Challenge
Copy every entry exactly.

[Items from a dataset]
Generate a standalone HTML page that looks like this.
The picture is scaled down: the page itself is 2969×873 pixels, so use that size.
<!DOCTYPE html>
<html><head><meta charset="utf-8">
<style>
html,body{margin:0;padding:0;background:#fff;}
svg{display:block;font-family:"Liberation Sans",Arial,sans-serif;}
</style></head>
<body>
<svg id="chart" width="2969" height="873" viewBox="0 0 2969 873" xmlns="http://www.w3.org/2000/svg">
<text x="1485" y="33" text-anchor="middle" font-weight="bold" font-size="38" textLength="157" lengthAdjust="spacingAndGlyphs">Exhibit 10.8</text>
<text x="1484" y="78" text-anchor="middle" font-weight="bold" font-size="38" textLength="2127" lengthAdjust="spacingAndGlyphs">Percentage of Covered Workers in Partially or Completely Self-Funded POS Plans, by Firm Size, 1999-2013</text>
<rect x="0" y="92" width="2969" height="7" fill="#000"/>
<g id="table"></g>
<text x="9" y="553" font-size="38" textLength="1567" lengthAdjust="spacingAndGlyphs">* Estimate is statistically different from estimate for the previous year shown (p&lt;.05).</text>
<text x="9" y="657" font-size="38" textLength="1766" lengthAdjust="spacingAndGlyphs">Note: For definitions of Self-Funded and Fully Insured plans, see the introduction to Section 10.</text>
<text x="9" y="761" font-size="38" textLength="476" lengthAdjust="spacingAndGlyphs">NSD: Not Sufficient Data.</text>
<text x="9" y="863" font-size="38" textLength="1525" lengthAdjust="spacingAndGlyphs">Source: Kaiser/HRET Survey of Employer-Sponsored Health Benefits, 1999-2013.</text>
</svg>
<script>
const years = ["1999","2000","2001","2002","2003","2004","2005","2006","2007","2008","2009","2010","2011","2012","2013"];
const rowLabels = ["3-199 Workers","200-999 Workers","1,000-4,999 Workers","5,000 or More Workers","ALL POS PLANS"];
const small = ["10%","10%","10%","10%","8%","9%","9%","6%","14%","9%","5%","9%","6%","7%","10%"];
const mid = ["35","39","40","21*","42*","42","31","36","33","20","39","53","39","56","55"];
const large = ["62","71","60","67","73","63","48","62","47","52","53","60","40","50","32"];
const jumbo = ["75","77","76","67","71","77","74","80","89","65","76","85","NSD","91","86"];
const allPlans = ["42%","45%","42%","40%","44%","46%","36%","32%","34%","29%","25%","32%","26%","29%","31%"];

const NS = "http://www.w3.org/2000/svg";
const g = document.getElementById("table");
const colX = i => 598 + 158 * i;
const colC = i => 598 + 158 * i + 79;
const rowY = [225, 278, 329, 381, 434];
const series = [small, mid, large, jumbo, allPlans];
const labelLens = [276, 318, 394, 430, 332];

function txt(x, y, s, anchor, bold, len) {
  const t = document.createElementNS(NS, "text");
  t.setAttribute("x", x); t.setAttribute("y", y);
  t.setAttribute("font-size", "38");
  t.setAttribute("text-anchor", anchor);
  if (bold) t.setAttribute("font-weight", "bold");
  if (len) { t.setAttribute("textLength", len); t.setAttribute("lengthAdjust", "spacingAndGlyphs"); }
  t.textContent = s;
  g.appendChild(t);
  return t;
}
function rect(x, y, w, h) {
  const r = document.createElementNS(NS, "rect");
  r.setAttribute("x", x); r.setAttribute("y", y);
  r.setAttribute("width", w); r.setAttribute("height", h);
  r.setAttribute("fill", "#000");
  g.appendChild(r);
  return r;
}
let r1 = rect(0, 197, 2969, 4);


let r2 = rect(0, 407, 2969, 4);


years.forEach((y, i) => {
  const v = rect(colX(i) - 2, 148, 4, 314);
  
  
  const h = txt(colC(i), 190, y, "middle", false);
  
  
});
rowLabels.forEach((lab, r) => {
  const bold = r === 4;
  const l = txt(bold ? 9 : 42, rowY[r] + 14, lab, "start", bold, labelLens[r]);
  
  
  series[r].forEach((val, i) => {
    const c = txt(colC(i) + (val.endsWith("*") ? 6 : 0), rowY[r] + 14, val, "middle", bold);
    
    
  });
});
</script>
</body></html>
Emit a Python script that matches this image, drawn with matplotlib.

Problem solution
Generate a standalone HTML page that looks like this.
The picture is scaled down: the page itself is 2969×873 pixels, so use that size.
<!DOCTYPE html>
<html><head><meta charset="utf-8">
<style>
html,body{margin:0;padding:0;background:#fff;}
svg{display:block;font-family:"Liberation Sans",Arial,sans-serif;}
</style></head>
<body>
<svg id="chart" width="2969" height="873" viewBox="0 0 2969 873" xmlns="http://www.w3.org/2000/svg">
<text x="1485" y="33" text-anchor="middle" font-weight="bold" font-size="38" textLength="157" lengthAdjust="spacingAndGlyphs">Exhibit 10.8</text>
<text x="1484" y="78" text-anchor="middle" font-weight="bold" font-size="38" textLength="2127" lengthAdjust="spacingAndGlyphs">Percentage of Covered Workers in Partially or Completely Self-Funded POS Plans, by Firm Size, 1999-2013</text>
<rect x="0" y="92" width="2969" height="7" fill="#000"/>
<g id="table"></g>
<text x="9" y="553" font-size="38" textLength="1567" lengthAdjust="spacingAndGlyphs">* Estimate is statistically different from estimate for the previous year shown (p&lt;.05).</text>
<text x="9" y="657" font-size="38" textLength="1766" lengthAdjust="spacingAndGlyphs">Note: For definitions of Self-Funded and Fully Insured plans, see the introduction to Section 10.</text>
<text x="9" y="761" font-size="38" textLength="476" lengthAdjust="spacingAndGlyphs">NSD: Not Sufficient Data.</text>
<text x="9" y="863" font-size="38" textLength="1525" lengthAdjust="spacingAndGlyphs">Source: Kaiser/HRET Survey of Employer-Sponsored Health Benefits, 1999-2013.</text>
</svg>
<script>
const years = ["1999","2000","2001","2002","2003","2004","2005","2006","2007","2008","2009","2010","2011","2012","2013"];
const rowLabels = ["3-199 Workers","200-999 Workers","1,000-4,999 Workers","5,000 or More Workers","ALL POS PLANS"];
const small = ["10%","10%","10%","10%","8%","9%","9%","6%","14%","9%","5%","9%","6%","7%","10%"];
const mid = ["35","39","40","21*","42*","42","31","36","33","20","39","53","39","56","55"];
const large = ["62","71","60","67","73","63","48","62","47","52","53","60","40","50","32"];
const jumbo = ["75","77","76","67","71","77","74","80","89","65","76","85","NSD","91","86"];
const allPlans = ["42%","45%","42%","40%","44%","46%","36%","32%","34%","29%","25%","32%","26%","29%","31%"];

const NS = "http://www.w3.org/2000/svg";
const g = document.getElementById("table");
const colX = i => 598 + 158 * i;
const colC = i => 598 + 158 * i + 79;
const rowY = [225, 278, 329, 381, 434];
const series = [small, mid, large, jumbo, allPlans];
const labelLens = [276, 318, 394, 430, 332];

function txt(x, y, s, anchor, bold, len) {
  const t = document.createElementNS(NS, "text");
  t.setAttribute("x", x); t.setAttribute("y", y);
  t.setAttribute("font-size", "38");
  t.setAttribute("text-anchor", anchor);
  if (bold) t.setAttribute("font-weight", "bold");
  if (len) { t.setAttribute("textLength", len); t.setAttribute("lengthAdjust", "spacingAndGlyphs"); }
  t.textContent = s;
  g.appendChild(t);
  return t;
}
function rect(x, y, w, h) {
  const r = document.createElementNS(NS, "rect");
  r.setAttribute("x", x); r.setAttribute("y", y);
  r.setAttribute("width", w); r.setAttribute("height", h);
  r.setAttribute("fill", "#000");
  g.appendChild(r);
  return r;
}
let r1 = rect(0, 197, 2969, 4);


let r2 = rect(0, 407, 2969, 4);


years.forEach((y, i) => {
  const v = rect(colX(i) - 2, 148, 4, 314);
  
  
  const h = txt(colC(i), 190, y, "middle", false);
  
  
});
rowLabels.forEach((lab, r) => {
  const bold = r === 4;
  const l = txt(bold ? 9 : 42, rowY[r] + 14, lab, "start", bold, labelLens[r]);
  
  
  series[r].forEach((val, i) => {
    const c = txt(colC(i) + (val.endsWith("*") ? 6 : 0), rowY[r] + 14, val, "middle", bold);
    
    
  });
});
</script>
</body></html>
Emit a Python script that matches this image, drawn with matplotlib.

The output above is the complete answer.